Whilst not naming China specifically, Del Rosario said the boosted cooperation deal was with "territorial disputes" in mind.
"Such cooperative efforts would as well result in achieving a balance of influence to ensure peace, stability, and economic development in the region," Del Rosario said.
The Philippines and China are two of six Asian nations claiming either all or part of the South China Sea.
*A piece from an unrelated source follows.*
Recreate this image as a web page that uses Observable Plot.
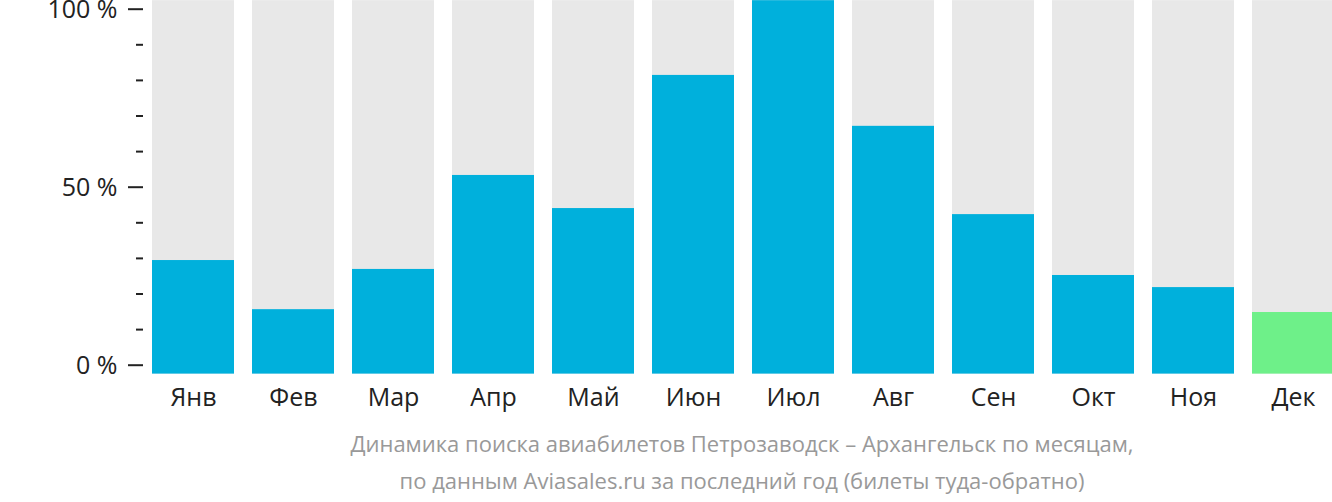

The Sea hosts one of the world's most important trade routes and is said to hold vast mineral resources.
Countries bordering the Sea have watched warily in recent years as Beijing has invested unprecedented sums into upgrading its naval capabilities.
The United States, for its part, has recently indicated a renewed focus on the Asia-Pacific and plans to significantly boost its military presence in the region.
Leslie Hullryde, a Pentagon spokeswoman, said Thursday the talks with the Philippines encompassed "a broad range of issues, including our cooperation on counterterrorism, counter-proliferation, disaster preparedness, border security, and human rights."
"We'll certainly be discussing with the Philippines, a long-time ally in the region, how our enhanced posture in Asia can be useful to them as we expand our cooperation," she said.
Perhaps timed to coincide with Friday's cooperation announcement, the Philippines also launched a defense acquisition system to expedite the procurement of more than 1 billion US dollars (0.76 billion euros) worth of military equipment.
Defense Secretary Voltaire Gazmin said among the hardware to be purchased would be long-range patrol aircraft, F-16 fighter jets and multi-role vessels for the navy.
"This is a timely and welcome development as we are now focusing our efforts in addressing regional security concerns with our neighbors," said military chief, Lieutenant General Jessie Dellosa.